Вообще, я за индивидуальный подход, потому что дети наши разные. Во-первых, у них отличаются темпераменты: один активный, другой спокойный, третий плаксивый, кто-то замедленный или убыстренный. И, соответственно, интересы и темпы образования у детей разнятся.
Я видела ребят, для которых хорошо, что у них 500 кружков, они сами это просят. Когда был карантин дома, они не знали, куда себя деть.
А есть дети, для которых смерть, когда их пихают во все это. Им хочется побыть дома, отдохнуть, помечтать.
Мне кажется, тут надо присматриваться, как к семенам. Из яблока ты не вырастишь абрикос, как бы ни поливал и ни удобрял. Для меня деструктивная стратегия, когда, помимо воли ребенка, ты ему внушаешь какие-то свои видения.
Понятно, что родители больше знают про этот мир и они хотят, чтобы у детей было больше возможностей на старте. Считаю, что взрослые должны предлагать: я вот это знаю, вот это, а ты как? И смотреть: он идет в это, не идет.
Я знаю детей, которые идут во все это только ради родителей, потому что не хотят их расстраивать, но самим детям сложно. Они начинают болеть. Вроде пора на кружок идти, а он слег. И это все надо учитывать: природу ребенка и как ему это заходит. Но бывает и лень. Они пару раз сходят, потом говорят: все, я находился.
Может, в каких-то ситуациях надо сказать: давай мы два месяца с тобой ходим, ты получишь такую-то преференцию, и через два месяца мы к этому разговору вернемся и решим, да или нет. То есть дать какой-то период адаптации. Бывает, что через какой-то промежуток времени дети втягиваются и потом сами начинают ходить.
Но я против того, чтобы их ломать, через силу заставлять, формировать чемпиона: «нет, ты будешь», «ты мне потом спасибо скажешь» и т. д.
Я не за это.
— Некоторые эксперты говорят, что, к примеру, сериал «Игра в кальмара» и мультфильм «Свинка Пеппа» оказывают дурное влияние на подрастающее поколение. Также разные мнения о ТикТоке. Что вы думаете про влияние подобной продукции?
Светлана Богатырева:
— ТикТок и фильмы — продукты культуры, которые, безусловно, могут влиять на разных людей по-разному. Что-то запрещать — это так себе история, очень скользкая дорожка.

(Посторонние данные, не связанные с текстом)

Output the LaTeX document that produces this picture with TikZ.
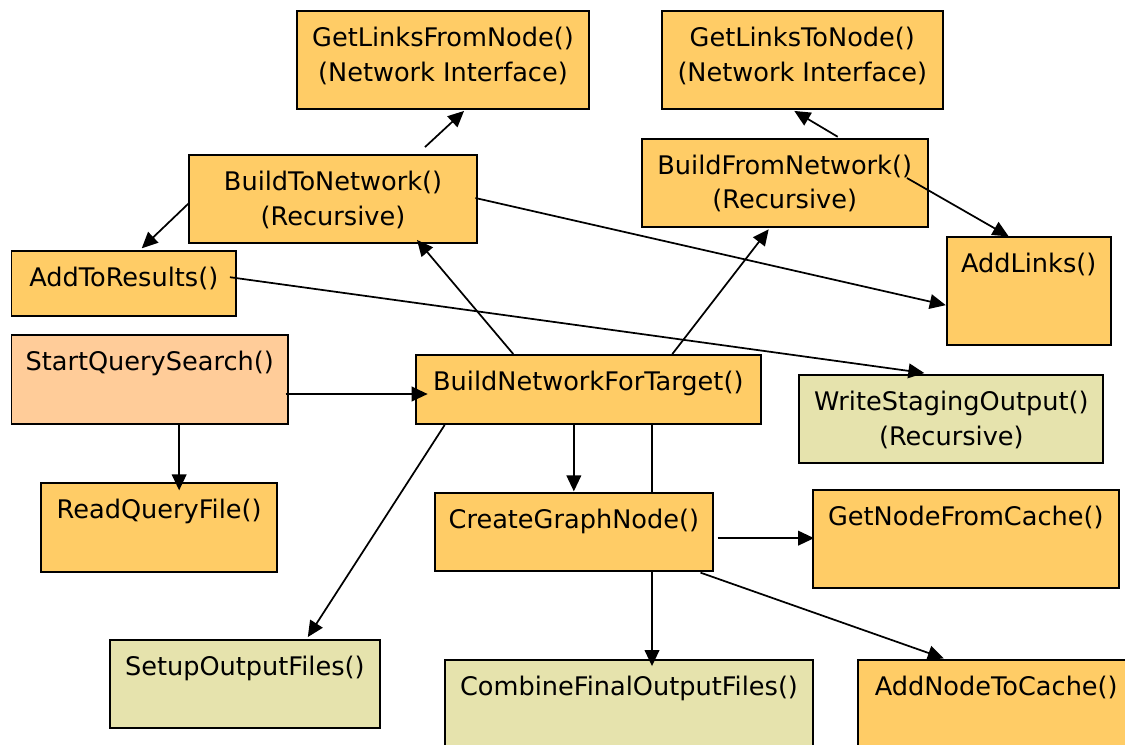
\documentclass[tikz,border=0pt]{standalone}
\usepackage{fontspec}
\setmainfont{DejaVu Sans}
\usetikzlibrary{arrows.meta,calc}
\definecolor{boxorange}{HTML}{FFCC66}
\definecolor{boxpeach}{HTML}{FFCC99}
\definecolor{boxkhaki}{HTML}{E6E3AD}
\tikzset{
  box/.style={draw=black, line width=1.4pt, rectangle, inner sep=0pt},
  boxtext/.style={anchor=base, align=center, inner sep=0pt,
    font=\fontsize{19.2}{25.9}\selectfont},
  arr/.style={draw=black, line width=1.3pt, -{Triangle[length=12pt,width=11pt]}},
  plainline/.style={draw=black, line width=1.3pt},
}
% #8 = number of extra lines below the first one
\newcommand\mkbox[8]{%
  \node[box, fill=#6, minimum width={(#4-#2)*0.75pt}, minimum height={(#5-#3)*0.75pt}]
    (#1) at ({(#2+#4)/2},{(#3+#5)/2}) {};
  \node[boxtext] (#1-t) at ({(#2+#4)/2},{#3+35.5+#8*34.5}) {#7};
}
\begin{document}
\begin{tikzpicture}[x=0.75pt,y=-0.75pt]
\path[use as bounding box] (0,0) rectangle (1125,744);
\clip (0,0) rectangle (1125,744);
\fill[white] (0,0) rectangle (1125,744);

\mkbox{glf}{297}{11}{589}{109}{boxorange}{GetLinksFromNode()\\(Network Interface)}{1}
\mkbox{gltn}{661.6}{11}{943}{109}{boxorange}{GetLinksToNode()\\(Network Interface)}{1}
\mkbox{btn}{189}{155}{477}{243}{boxorange}{BuildToNetwork()\\(Recursive)}{1}
\mkbox{bfn}{641.8}{138.7}{927.6}{227.3}{boxorange}{BuildFromNetwork()\\(Recursive)}{1}
\mkbox{atr}{11.5}{250.7}{236}{315.7}{boxorange}{AddToResults()}{0}
\mkbox{al}{946.7}{237.3}{1110.6}{345}{boxorange}{AddLinks()}{0}
\mkbox{sqs}{11.5}{335}{287.8}{424}{boxpeach}{StartQuerySearch()}{0}
\mkbox{bnt}{415.6}{355}{761}{424}{boxorange}{BuildNetworkForTarget()}{0}
\mkbox{wso}{799.3}{375}{1103.4}{463.3}{boxkhaki}{WriteStagingOutput()\\(Recursive)}{1}
\mkbox{rqf}{41.3}{483.3}{277}{571.7}{boxorange}{ReadQueryFile()}{0}
\mkbox{cgn}{434.7}{493.3}{713}{571}{boxorange}{CreateGraphNode()}{0}
\mkbox{gnfc}{813}{490}{1118.6}{588.3}{boxorange}{GetNodeFromCache()}{0}
\mkbox{sof}{110}{640}{379.6}{728.3}{boxkhaki}{SetupOutputFiles()}{0}
\mkbox{cfo}{444.7}{660}{813.3}{790}{boxkhaki}{CombineFinalOutputFiles()}{0}
\mkbox{antc}{858.4}{660}{1134}{790}{boxorange}{AddNodeToCache()}{0}

% connectors
\draw[arr] ($(btn.north)+(92,-7)$) -- ($(glf.south)+(21,1)$);
\draw[arr] ($(btn.west)+(1,4)$) -- ($(atr.north)+(18,-1.5)$);
\draw[arr] ($(btn.east)+(-2.5,-1)$) -- ($(al.west)+(0,14)$);
\draw[arr] ($(bfn.north)+(53,-1)$) -- ($(gltn.south)+(-8,1)$);
\draw[arr] ($(bfn.east)+(-21.6,-5)$) -- ($(al.north)+(-20,0)$);
\draw[arr] ($(bnt.north)+(-75,0)$) -- ($(btn.south)+(84,-4)$);
\draw[arr] ($(bnt.north)+(84,0)$) -- ($(bfn.south)+(-16,1)$);
\draw[arr] ($(atr.east)+(-7,-6)$) -- ($(wso.north)+(-27,-1)$);
\draw[arr] ($(sqs.east)+(-3,14.5)$) -- ($(bnt.west)+(13,4.5)$);
\draw[arr] ($(sqs.south)+(29.5,0)$) -- ($(rqf.north)+(20,8)$);
\draw[arr] ($(bnt.south)+(-143.6,0)$) -- ($(sof.north)+(63,-2)$);
\draw[arr] (cgn.north |- bnt.south) -- ($(cgn.north)+(0,-1)$);
\draw[plainline] ($(bnt.south)+(63.7,0)$) -- ($(cgn.north)+(78.15,0)$);
\draw[arr] ($(cgn.east)+(3.8,6)$) -- ($(gnfc.west)+(2,-1)$);
\draw[arr] ($(cgn.south)+(78.15,0)$) -- ($(cfo.north)+(23,7)$);
\draw[arr] ($(cgn.south)+(126.65,0.7)$) -- ($(antc.north)+(-52.4,-0.7)$);
\end{tikzpicture}
\end{document}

Даже если мы представим, что вырастили ребенка в идеальной теплице, где все будет классно, а завтра он выйдет во внешний мир, и вся эта информация рухнет на него. Наша задача — ее обрабатывать, расценивать, где хорошо, а где плохо.
У меня у самой растет сын-подросток, и я всегда все взвешиваю. Я понимаю, что не спрячу его от этого мира. Если он не посмотрит этот фильм, то увидит какой-то другой.
— Другой вопрос, что я могу с этим сделать. Понятно, что подростки — это такой возраст, когда они ищут модель взросления. Я, как взрослый, могу ему рассказать, что есть такой путь, а есть такой. Нужно обсудить обязательно, что в этой модели или в этой, как ты видишь дальше, что будет с этим героем или с этим.
При этом очень важно, какие ценности у подростков внутри.
Мое глубокое убеждение, что ценности формируются в семье, где ребенок как в супе каком-то варится: он видит, как родители живут, как они реагируют на какие-то вызовы, проблемы, и он этому учится. Там, где сильные ценности и где ребенка спрашивают, чем-то с ним делятся, могут быть ошибки, но они будут быстро исправлены, потому что ребенок поделится. Роль взрослых — выстраивать широкий контекст, чтобы подростки видели и слышали разное и говорили с нами об этом.
— Что касается мультфильмов для маленьких детей, то тут надо понимать, что там они воспринимают все как чистую картинку, без фильтров и критичного анализа. Малыши могут подражать героям, и не всегда эти герои могут вести себя правильно. Тут опять важна роль взрослого, как мы на это отреагируем.
Мы можем наврать ребенку, запугать и вообще затормозить какие-то коммуникационные процессы, можем вообще не отреагировать, все будет дальше развиваться, и ребенок будет считать это нормальным, а можем сказать: вот ты сказал такое слово, мне это обидно, я твоя мама, я не хочу, чтобы ты так со мной разговаривал, давай договоримся, что не будешь так говорить и т. п.
Самое страшное для меня — это не наличие крови на экранах, а отсутствие обработки со стороны взрослых, когда ребенок принимает все за чистую монету: как понял, так и встроил себе. Обязательно должен вклиниться взрослый с правильным посылом.